Remix.run Logo
gpjt 2 days ago

OK, early indicators support both you and Gemini quite strongly re: batch size. On my (somewhat ad-hoc) test dataset, I get losses like this:

  * OpenAI medium weights: 3.231
  * OpenAI small weights: 3.500
  * My locally trained model, FineWeb Chinchilla, batch size 6: 3.944
  * My locally trained model, FineWeb-Edu Chinchilla, batch size 6: 4.167
  * My locally trained model, FineWeb-Edu double Chinchilla, batch size 6: 4.135
  * My cloud trained model, FineWeb Chinchilla, batch size 13 \* 8 = 104: 3.674
That last one was trained on an 8x A100 machine with 40 GiB per GPU, with the same code as before, just converted to DDP. It certainly looks like the much larger batch size has improved the model significantly.

I'll be trying on larger machines. No gradient accumulation yet, but it's certainly looking like a valuable lever to pull for local training runs (and, I suspect, might also be useful on "small" cloud machines like the one I used -- will have to see what things look like with the bigger mini-batches I can squeeze onto 80 GiB and 160 GiB GPUs).

spi 2 days ago | parent [-]

Thanks, very nice to see these results! Certainly using GPUs with more RAM makes things simpler to scale. Gradient accumulation is as easy as adding a counter for number of steps and an "if counter % gradient_accumulation_steps:` around `optimizer.step()`, so that can also be tried simply on a single GPU / cheaper GPUs. But if you can just use 8xA100 and your pipeline parallizes well, you also get results (almost) 8 times faster, which is certainly nicer to experiment of course!

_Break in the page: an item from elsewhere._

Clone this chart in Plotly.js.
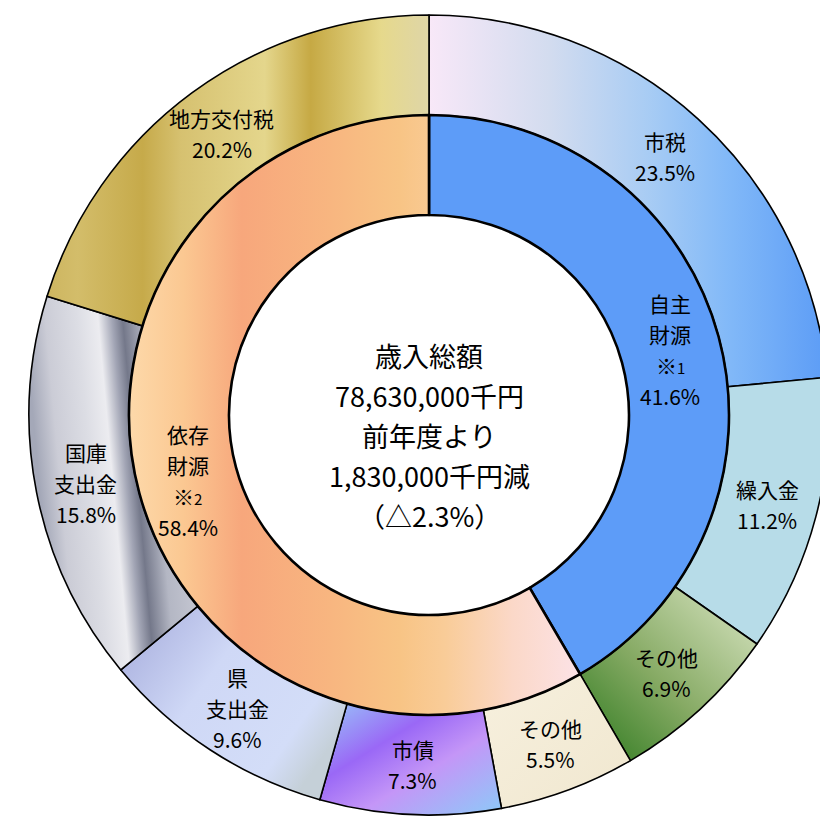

gpjt 2 days ago | parent [-]

Exactly! If I can get it down to an hour or two (seems very plausible on an 8x H200 with 160 GiB VRAM per GPU, though those are almost never available on Lambda Labs), I'll do the experiments with dropout and the other possible causes of issues, then see if I can bake that all into a new train on the RTX 3090 and confirm it repros there. Looks like I'll definitely need gradient accumulation there.

I assume the zero_grad would need to go in the same if block?

gpjt a day ago | parent [-]

Hmm, interesting. With a batch size of 512 (8x B200s with 160 GiB each) I get worse results! Maybe there's a sweet spot somewhere in between.